Distinguishing inheritance models is critical.

12. Long-Term Security Challenges

12.1 Declining Block Rewards

Bitcoin’s halving reduces block subsidies.

Long-term security depends on:

  • Transaction fees
  • Sustained economic activity

If fees are insufficient, hash power could decline.

12.2 Centralization Pressures

Mining pools
Staking providers
Custodians

Concentration introduces systemic risk.

Mitigation:

  • Distributed staking
  • Decentralized mining pools
  • Client diversity

12.3 Quantum Computing

Quantum computers could threaten elliptic curve cryptography.

Mitigation:

  • Quantum-resistant signature schemes
  • Protocol migration paths

The timeline remains uncertain.

13. Why Blockchains Remain Secure in Practice

Despite adversarial incentives, major blockchains have remained secure due to:

  1. Massive economic cost to attack
  2. Market-driven incentive alignment
  3. Open verification
  4. Global participation
  5. Rapid detection of anomalies
  6. Social coordination for recovery if needed

Security is not static.
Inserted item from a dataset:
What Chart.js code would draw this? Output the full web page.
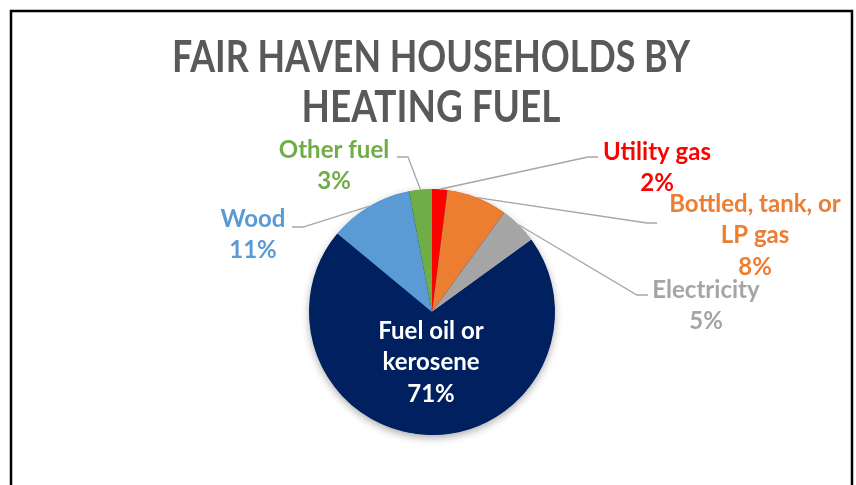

It is continuously renegotiated between protocol rules and economic reality.

Conclusion: Security as a Dynamic Equilibrium

Blockchains remain secure not because they are unbreakable, but because breaking them is economically irrational under normal conditions.

Security emerges from layered design:

  • Cryptographic primitives prevent forgery.
  • Consensus mechanisms prevent history manipulation.
  • Economic incentives discourage deviation.
  • Decentralization reduces control concentration.
  • Governance allows adaptation.

The foundational innovation of Bitcoin was not merely digital money, but a new model of adversarial coordination. Ethereum expanded that model into programmable finance and computation.

Blockchain security is therefore not a single mechanism. It is a dynamic equilibrium between mathematics, markets, and distributed systems engineering.

As these systems mature and scale, their security will depend less on novelty and more on disciplined protocol design, incentive engineering, and long-term economic sustainability.

The question is not whether blockchains are secure in theory. The question is whether their economic and governance structures remain strong enough to defend against increasingly sophisticated adversaries.

Thus far, the largest networks suggest that, when properly designed, decentralized systems can remain secure at planetary scale.